Die jetzt vorliegenden Ergebnisse einer umfassenden Befragung der Kolleginnen und Kollegen in der ambulanten Versorgung sind eindeutig: Mehr als acht von zehn Responder sehen die reale Gefahr einer Überlastung durch Komplikationen nach ambulanten Eingriffen. Und mehr als zwei Drittel befürchten eine schlechtere Versorgung durch eine verkürzte postoperative Beobachtungsdauer.

Natürlich werden auch die Chancen wahrgenommen – von vermiedenen Krankenhaus-Aufenthalten, einer Entlastung der Kliniken, Kosteneinsparungen und einer besseren Versorgung im ländlichen Raum. Insgesamt sehen aber alle ambulanten Versorgergruppen deutlich mehr Risiken als Chancen für ihre Praxen. Wichtig ist hierbei zu betonen, dass es nicht primär um die „Korrektheit“ dieser Wahrnehmung geht, sondern darum, wie der ambulante Sektor die Reform letztlich rezipiert. Mehr Einbindung, mehr Informationen, mehr strukturierte Rückmeldungen und Beachtung der Hinweise ambulant tätiger Ärzte wären hier – wie eigentlich bei jeder Reform – hilfreich gewesen.

Neue Formen der Versorgung sind dringend geboten: Die sehr hohen Ausgaben für Gesundheit, die sich verschärfende Personalproblematik, die vielfach dokumentierte suboptimale klinische Versorgung, die sich mehrenden kritischen Stimmen von Patienten erhöhen den Druck. Es gibt gut durchdachte Ansätze von Praktikern, Klinikern, Ökonomen und Management-Beratern. Die große Herausforderung besteht darin, diese systemisch zu betrachten, Freiheiten zum Experimentieren einzuräumen und konsequent die Resultate zu erfassen, zu vergleichen und zu analysieren.

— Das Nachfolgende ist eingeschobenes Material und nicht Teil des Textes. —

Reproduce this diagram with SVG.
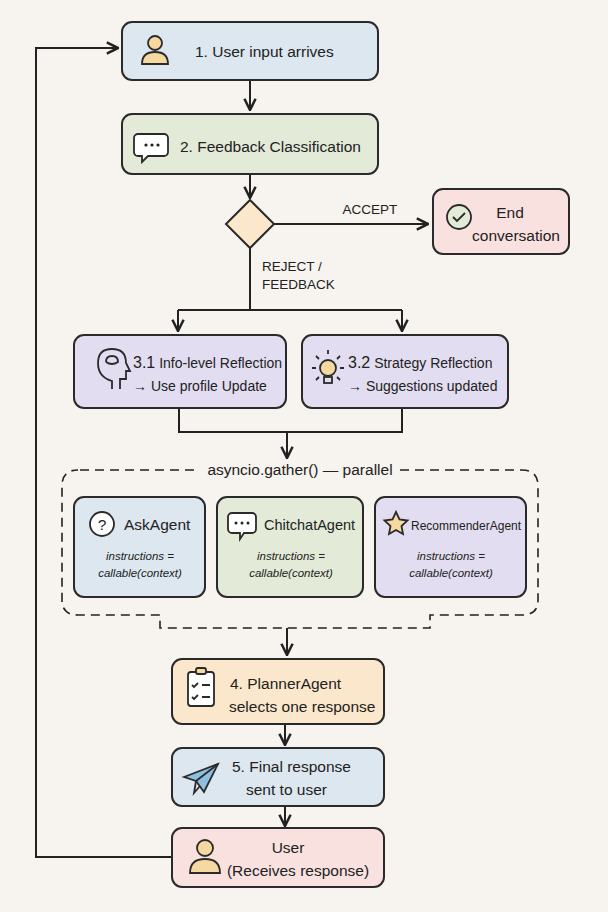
<svg xmlns="http://www.w3.org/2000/svg" width="608" height="912" viewBox="0 0 608 912">
<defs>
<marker id="ah" viewBox="0 0 10 10" refX="9" refY="5" markerWidth="7" markerHeight="7" orient="auto-start-reverse"><path d="M1,1 L9,5 L1,9" fill="none" stroke="#222" stroke-width="1.8"/></marker>
<style>
.n{stroke:#2a2a2a;stroke-width:2}
.t{font-family:"Liberation Sans",Arial,sans-serif;font-size:15.5px;fill:#222}
.s{font-family:"Liberation Sans",Arial,sans-serif;font-size:13.5px;fill:#222}
.i{font-family:"Liberation Sans",Arial,sans-serif;font-size:11.5px;font-style:italic;fill:#222}
.c{fill:none;stroke:#222;stroke-width:2}
.ic{stroke:#2a2a2a;stroke-width:1.8}
.o{fill:none}
</style>
</defs>
<rect width="608" height="912" fill="#f7f3ee"/>
<g id="connectors" class="c">
<path d="M250,80 V110" marker-end="url(#ah)"/>
<path d="M250,174 V198" marker-end="url(#ah)"/>
<path d="M274,224 H428" marker-end="url(#ah)"/>
<path d="M250,248 V310 M178,310 H402"/>
<path d="M178,310 V331" marker-end="url(#ah)"/>
<path d="M402,310 V331" marker-end="url(#ah)"/>
<path d="M179,408 V432 H402 V408"/>
<path d="M287,432 V458" marker-end="url(#ah)"/>
<path d="M287,628 V655" marker-end="url(#ah)"/>
<path d="M285,724 V745" marker-end="url(#ah)"/>
<path d="M285,806 V826" marker-end="url(#ah)"/>
<path d="M172,857 H36 V48 H118" marker-end="url(#ah)"/>
<path d="M80,470 H200 M400,470 H522 Q538,470 538,486 V600 Q538,615 522,615 H430 V628 H160 V615 H78 Q62,615 62,600 V486 Q62,470 78,470" stroke-dasharray="9,6" stroke-width="1.6"/>
</g>
<text class="s" x="370" y="214" text-anchor="middle">ACCEPT</text>
<text class="s" x="262" y="271">REJECT /</text>
<text class="s" x="262" y="289">FEEDBACK</text>
<text class="t" x="300" y="475" text-anchor="middle">asyncio.gather() — parallel</text>

<g id="n1"><rect class="n" x="122" y="22" width="256" height="58" rx="10" fill="#dde7ef"/>
<circle cx="155" cy="43" r="7" fill="#f5d9a0" class="ic"/><path d="M142,64 Q142,52 155,52 Q168,52 168,64 Z" fill="#f5d9a0" class="ic"/>
<text class="t" x="195" y="57">1. User input arrives</text></g>

<g id="n2"><rect class="n" x="122" y="114" width="256" height="60" rx="10" fill="#e3ead8"/>
<path d="M138,134 h26 a4,4 0 0 1 4,4 v14 a4,4 0 0 1 -4,4 h-16 l-6,6 v-6 h-4 a4,4 0 0 1 -4,-4 v-14 a4,4 0 0 1 4,-4z" fill="#fff" class="ic"/>
<circle cx="146" cy="145" r="1.6" fill="#222"/><circle cx="152" cy="145" r="1.6" fill="#222"/><circle cx="158" cy="145" r="1.6" fill="#222"/>
<text class="t" x="180" y="152">2. Feedback Classification</text></g>

<g id="decision"><path class="n" d="M250,200 L274,224 L250,248 L226,224 Z" fill="#fbe8cc"/></g>

<g id="end"><rect class="n" x="433" y="189" width="136" height="65" rx="10" fill="#f8e1df"/>
<circle cx="459" cy="217" r="12" fill="#e3ead8" class="ic"/><path d="M453,217 l4,4 l8,-8" class="ic o"/>
<text class="t" x="510" y="218" text-anchor="middle">End</text>
<text class="t" x="516" y="241" text-anchor="middle">conversation</text></g>

<g id="n31"><rect class="n" x="74" y="335" width="212" height="73" rx="10" fill="#e2ddf0"/>
<path d="M112,389 v-8 q-14,-4 -14,-18 q0,-14 14,-14 q14,0 14,14 l4,8 h-4 v8 h-6 v10" class="ic o"/>
<path d="M106,362 q0,-6 6,-6 q6,0 6,6 q-6,4 -12,0" class="ic o" stroke-width="1.3"/>
<text class="t" x="133" y="368" style="font-size:14px"><tspan style="font-size:16px">3.1</tspan> Info-level Reflection</text>
<text class="t" x="133" y="391" style="font-size:14px">→ Use profile Update</text></g>

<g id="n32"><rect class="n" x="302" y="335" width="206" height="73" rx="10" fill="#e2ddf0"/>
<circle cx="328" cy="368" r="8" fill="#f5d9a0" class="ic"/><rect x="324" y="377" width="8" height="6" class="ic o"/>
<path d="M328,354 v-4 M316,368 h-4 M340,368 h4 M319,359 l-3,-3 M337,359 l3,-3 M319,377 l-3,3 M337,377 l3,3" class="ic o" stroke-width="1.3"/>
<text class="t" x="348" y="368" style="font-size:14px"><tspan style="font-size:16px">3.2</tspan> Strategy Reflection</text>
<text class="t" x="348" y="391" style="font-size:14px">→ Suggestions updated</text></g>

<g id="ask"><rect class="n" x="74" y="497" width="131" height="100" rx="10" fill="#dde7ef"/>
<circle cx="102" cy="524" r="12" fill="#fff" class="ic"/>
<text class="t" x="102" y="530" text-anchor="middle">?</text>
<text class="t" x="124" y="530">AskAgent</text>
<text class="i" x="140" y="560" text-anchor="middle">instructions =</text>
<text class="i" x="140" y="577" text-anchor="middle">callable(context)</text></g>

<g id="chit"><rect class="n" x="217" y="497" width="146" height="100" rx="10" fill="#e3ead8"/>
<path d="M232,513 h20 a4,4 0 0 1 4,4 v12 a4,4 0 0 1 -4,4 h-8 l-4,6 v-6 h-8 a4,4 0 0 1 -4,-4 v-12 a4,4 0 0 1 4,-4z" fill="#fff" class="ic"/>
<circle cx="236" cy="523" r="1.5" fill="#222"/><circle cx="242" cy="523" r="1.5" fill="#222"/><circle cx="248" cy="523" r="1.5" fill="#222"/>
<text class="t" x="264" y="530" style="font-size:14.5px">ChitchatAgent</text>
<text class="i" x="291" y="560" text-anchor="middle">instructions =</text>
<text class="i" x="291" y="577" text-anchor="middle">callable(context)</text></g>

<g id="rec"><rect class="n" x="375" y="497" width="151" height="100" rx="10" fill="#e2ddf0"/>
<path d="M396,512 l3.5,7.5 8,1 -6,5.5 1.5,8 -7,-4 -7,4 1.5,-8 -6,-5.5 8,-1z" fill="#f5d9a0" class="ic"/>
<text class="t" x="411" y="530" style="font-size:12px">RecommenderAgent</text>
<text class="i" x="451" y="560" text-anchor="middle">instructions =</text>
<text class="i" x="451" y="577" text-anchor="middle">callable(context)</text></g>

<g id="n4"><rect class="n" x="172" y="659" width="212" height="65" rx="10" fill="#fbe8cc"/>
<rect x="188" y="672" width="26" height="34" rx="3" fill="#fff" class="ic"/><rect x="196" y="668" width="10" height="6" rx="2" fill="#f5d9a0" class="ic"/>
<path d="M192,685 l2,2 4,-4 M202,685 h8 M192,697 l2,2 4,-4 M202,697 h8" class="ic o" stroke-width="1.3"/>
<text class="t" x="230" y="689">4. PlannerAgent</text>
<text class="t" x="229" y="712">selects one response</text></g>

<g id="n5"><rect class="n" x="172" y="748" width="212" height="58" rx="10" fill="#dde7ef"/>
<path d="M184,777 L218,764 L204,792 L196,781 Z" fill="#8fbfe0" class="ic"/><path d="M196,781 L218,764 M196,781 L194,793 L200,786" class="ic o"/>
<text class="t" x="232" y="772">5. Final response</text>
<text class="t" x="246" y="795">sent to user</text></g>

<g id="user"><rect class="n" x="172" y="828" width="212" height="59" rx="10" fill="#f8e1df"/>
<circle cx="205" cy="848" r="8" fill="#f5d9a0" class="ic"/><path d="M190,873 Q190,859 205,859 Q220,859 220,873 Z" fill="#f5d9a0" class="ic"/>
<text class="t" x="288" y="853" text-anchor="middle">User</text>
<text class="t" x="298" y="876" text-anchor="middle">(Receives response)</text></g>
</svg>
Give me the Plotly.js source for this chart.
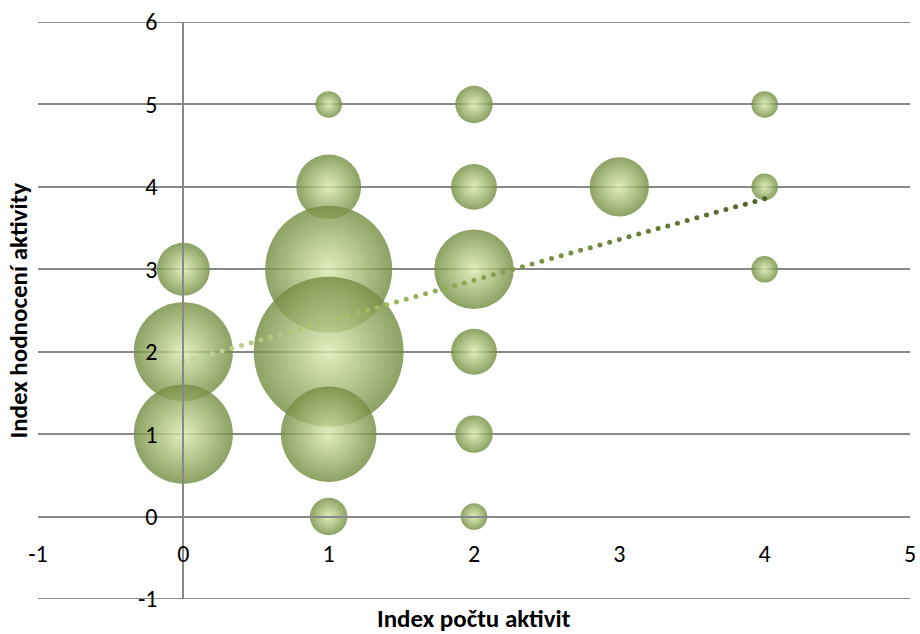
<!DOCTYPE html>
<html>
<head>
<meta charset="utf-8">
<script src="https://cdn.plot.ly/plotly-3.0.1.min.js"></script>
<style>html,body{margin:0;padding:0;background:#fff;}#chart{width:920px;height:634px;}</style>
</head>
<body>
<div id="chart"></div>
<script>
// Data: bubble positions (activity count index, activity rating index) and bubble sizes (counts)
const activityCountIndex = [0, 0, 0, 1, 1, 1, 1, 1, 1, 2, 2, 2, 2, 2, 2, 3, 4, 4, 4];
const activityRatingIndex = [3, 2, 1, 5, 4, 3, 2, 1, 0, 5, 4, 3, 2, 1, 0, 4, 5, 4, 3];
const bubbleCounts = [4, 14, 14, 1, 6, 23, 32, 13, 2, 2, 3, 9, 3, 2, 1, 5, 1, 1, 1];
const xTickVals = [-1, 0, 1, 2, 3, 4, 5];
const yTickVals = [-1, 0, 1, 2, 3, 4, 5, 6];
const xTitle = 'Index počtu aktivit';
const yTitle = 'Index hodnocení aktivity';

// Linear trendline (least squares, unweighted) computed from the data
const n = activityCountIndex.length;
const mx = activityCountIndex.reduce((a, b) => a + b, 0) / n;
const my = activityRatingIndex.reduce((a, b) => a + b, 0) / n;
let sxy = 0, sxx = 0;
for (let i = 0; i < n; i++) {
  sxy += (activityCountIndex[i] - mx) * (activityRatingIndex[i] - my);
  sxx += (activityCountIndex[i] - mx) ** 2;
}
const slope = sxy / sxx;
const intercept = my - slope * mx;
const xMin = Math.min(...activityCountIndex), xMax = Math.max(...activityCountIndex);
const nDots = 60;
const trendX = [], trendY = [], trendC = [];
for (let i = 0; i <= nDots; i++) {
  const x = xMin + (xMax - xMin) * i / nDots;
  trendX.push(x);
  trendY.push(intercept + slope * x);
  trendC.push(i / nDots);
}

const font = 'Carlito, Lato, "Open Sans", sans-serif';
const gray = '#888888';

const bubbles = {
  type: 'scatter', mode: 'markers',
  x: activityCountIndex, y: activityRatingIndex,
  marker: {
    size: bubbleCounts, sizemode: 'area', sizeref: 0.00285,
    color: '#748d42', opacity: 0.82,
    gradient: {type: 'radial', color: '#dcebb0'},
    line: {width: 0}
  },
  hoverinfo: 'x+y+text', text: bubbleCounts.map(String),
  showlegend: false
};

const trend = {
  type: 'scatter', mode: 'markers',
  x: trendX, y: trendY,
  marker: {
    size: 5, color: trendC,
    colorscale: [[0, '#c3d69b'], [0.35, '#9bbb59'], [1, '#4f6228']],
    showscale: false, line: {width: 0}
  },
  hoverinfo: 'skip', showlegend: false
};

// gridlines at the range edges (Plotly skips those), drawn from the tick values
const edgeLines = [yTickVals[0], yTickVals[yTickVals.length - 1]].map(v => ({
  type: 'line', xref: 'paper', yref: 'y', x0: 0, x1: 1, y0: v, y1: v,
  line: {color: gray, width: 2}, layer: 'below'
}));

const layout = {
  width: 920, height: 634,
  margin: {l: 38, r: 10, t: 22, b: 35, pad: 0},
  paper_bgcolor: '#ffffff', plot_bgcolor: '#ffffff',
  font: {family: font, size: 24, color: '#000'},
  showlegend: false,
  xaxis: {
    range: [-1, 5], tickvals: xTickVals, ticktext: xTickVals.map(String),
    anchor: 'free', position: 1 / 7,
    showline: true, linecolor: gray, linewidth: 2,
    showgrid: false, zeroline: false, ticks: '',
    ticklabelstandoff: 16,
    tickfont: {family: font, size: 24, color: '#000'}
  },
  yaxis: {
    range: [-1, 6], tickvals: yTickVals, ticktext: yTickVals.map(String),
    anchor: 'free', position: 1 / 6,
    showline: true, linecolor: gray, linewidth: 2,
    showgrid: true, gridcolor: gray, gridwidth: 2,
    zeroline: false, ticks: '',
    ticklabelstandoff: 20,
    tickfont: {family: font, size: 24, color: '#000'}
  },
  shapes: edgeLines,
  annotations: [
    {text: '<b>' + xTitle + '</b>', xref: 'paper', yref: 'paper', x: 0.5, y: 0,
     yshift: -19, xanchor: 'center', yanchor: 'middle', showarrow: false,
     font: {family: font, size: 25, color: '#000'}},
    {text: '<b>' + yTitle + '</b>', xref: 'paper', yref: 'paper', x: 0, y: 0.5,
     xshift: -20, xanchor: 'center', yanchor: 'middle', textangle: -90, showarrow: false,
     font: {family: font, size: 25, color: '#000'}}
  ]
};

Plotly.newPlot('chart', [bubbles, trend], layout, {displayModeBar: false, staticPlot: true});
</script>
</body>
</html>
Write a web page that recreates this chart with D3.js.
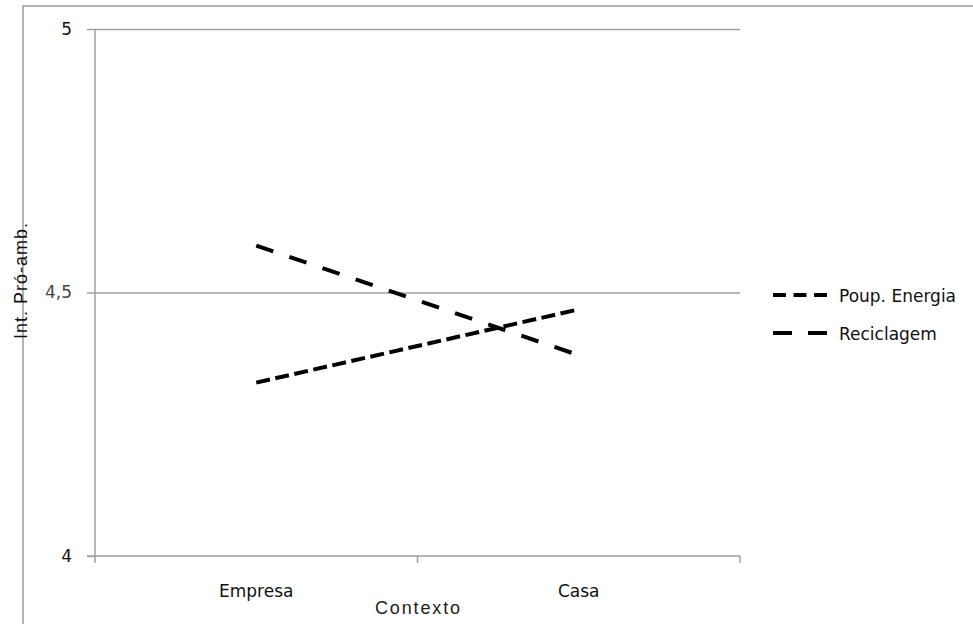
<!DOCTYPE html>
<html><head><meta charset="utf-8">
<script src="https://cdn.jsdelivr.net/npm/d3@7/dist/d3.min.js"></script>
<style>body{margin:0;background:#fff}svg{display:block}</style>
</head><body>
<svg id="c" width="973" height="624"></svg>
<script>
const categories = ["Empresa", "Casa"];
const poupEnergia = [4.329, 4.468];
const reciclagem = [4.589, 4.381];
const yTicks = [4, 4.5, 5];
const seriesNames = ["Poup. Energia", "Reciclagem"];

const svg = d3.select("#c");
const pL = 95, pR = 740, pT = 29, pB = 556;
const grey = "#a0a0a0";

// outer frame
svg.append("rect").attr("x", 23).attr("y", 6).attr("width", 1000).attr("height", 700)
  .attr("fill", "none").attr("stroke", "#9a9a9a").attr("stroke-width", 1.5);

const x = d3.scalePoint().domain(categories).range([pL, pR]).padding(0.5);
const y = d3.scaleLinear().domain([4, 5]).range([pB, pT]);

// gridlines
svg.append("g").attr("transform", `translate(${pL},0)`)
  .call(d3.axisLeft(y).tickValues(yTicks.filter(d => d > 4)).tickSize(-(pR - pL)).tickFormat(""))
  .call(g => g.select(".domain").remove())
  .selectAll("line").attr("stroke", grey).attr("stroke-width", 1.5);

// y axis
const ya = svg.append("g").attr("transform", `translate(${pL},0)`)
  .call(d3.axisLeft(y).tickValues(yTicks).tickSize(8).tickPadding(15).tickSizeOuter(0)
    .tickFormat(d => String(d).replace(".", ",")));
ya.select(".domain").attr("stroke", grey).attr("stroke-width", 1.5)
  .attr("d", `M0,${pT}V${pB + 7}`);
ya.selectAll("line").attr("stroke", grey).attr("stroke-width", 1.5);
ya.selectAll("text").attr("font-family", "DejaVu Sans").attr("font-size", 17)
  .attr("fill", d => d === 4.5 ? "#444" : "#111");

// x axis
const xa = svg.append("g").attr("transform", `translate(0,${pB})`);
xa.append("line").attr("x1", pL - 8).attr("x2", pR).attr("stroke", grey).attr("stroke-width", 1.5);
const bounds = [x(categories[0]) - x.step() / 2, ...categories.map(c => x(c) + x.step() / 2)];
xa.selectAll(".tk").data(bounds.slice(1)).join("line")
  .attr("x1", d => d).attr("x2", d => d).attr("y1", 0).attr("y2", 7)
  .attr("stroke", grey).attr("stroke-width", 1.5);
xa.selectAll(".lbl").data(categories).join("text")
  .attr("x", d => x(d)).attr("y", 41).attr("text-anchor", "middle")
  .attr("font-family", "DejaVu Sans").attr("font-size", 17).attr("fill", "#111")
  .text(d => d);

// axis titles
svg.append("text").attr("x", (pL + pR) / 2).attr("y", 614).attr("text-anchor", "middle")
  .attr("font-family", "Liberation Sans").attr("font-size", 18).attr("fill", "#222")
  .attr("textLength", 85).attr("lengthAdjust", "spacing").text("Contexto");
svg.append("text").attr("transform", "translate(27,281) rotate(-90)").attr("text-anchor", "middle")
  .attr("font-family", "Liberation Sans").attr("font-size", 18).attr("fill", "#111")
  .attr("textLength", 116).attr("lengthAdjust", "spacing").text("Int. Pró-amb.");

// series
const series = [
  {name: seriesNames[0], values: poupEnergia, dash: "14,5.5"},
  {name: seriesNames[1], values: reciclagem, dash: "18,17"}
];
const line = d3.line().x((d, i) => x(categories[i])).y(d => y(d));
svg.selectAll(".s").data(series).join("path")
  .attr("d", d => line(d.values)).attr("fill", "none").attr("stroke", "#000")
  .attr("stroke-width", 4).attr("stroke-dasharray", d => d.dash);

// legend
const lg = svg.append("g").attr("transform", "translate(773,295)");
const li = lg.selectAll("g").data(series).join("g").attr("transform", (d, i) => `translate(0,${i * 38})`);
li.append("line").attr("x1", 0).attr("x2", 54).attr("stroke", "#000").attr("stroke-width", 4)
  .attr("stroke-dasharray", (d, i) => i === 0 ? "13,7.5" : "19,16");
li.append("text").attr("x", 66).attr("y", 7).attr("font-family", "DejaVu Sans").attr("font-size", 17)
  .attr("fill", "#111").text(d => d.name);
</script>
</body></html>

Sinnvolle Ansätze wie Hybrid-DRGs, Level 1i-Krankenhäuser als sektorenübergreifende Vor-Ort-Versorger, transparente Qualitätsinformationen, Stärkung der Pflege, Digitalisierung, Reduktion des Dokumentationsaufwands und Mindestqualitätsanforderungen für Leistungsgruppen sollten mit einer konsequent integrierten regionalen Planung und Vergütung verbunden werden, um wirklich eine „Revolution“ nicht nur im Krankenhaussektor, sondern in der Gesundheitsversorgung insgesamt anzustoßen. Hoffen wir, dass dieser Reform bald weitere folgen, um in kleinen Schritten vom jetzt Möglichen zum heute noch unmöglich Scheinenden zu kommen.

Methodik & Rahmendaten

Erhebung: Repräsentative Erhebung mithilfe eines Online-Fragebogens

Erhebungszeitraum: 6.- 13. September 2023

Sample: Für jede Berufsgruppe wurde eine repräsentative geschichtete Zufallsstichprobe angeschrieben. Für die aktuelle Fokus-Frage erhielten insgesamt 10.000 niedergelassene Hausärzt:innen, Fachärzt:innen, Zahnärzt:innen und Psychologische Psychotherapeuten aus dem Strukturverzeichnis der Versorgung eine Einladung zur Befragung. Zusätzlich wurden 1.714 Ärzt:innen angeschrieben, die regelmäßig an der Befragung teilnehmen.

Rücklauf: 760 valide Fragebögen (Rücklaufquote 6,5 Prozent). Die Ergebnisse sind repräsentativ mit einem Konfidenzniveau von 99% (Konfidenzintervall < ±5%).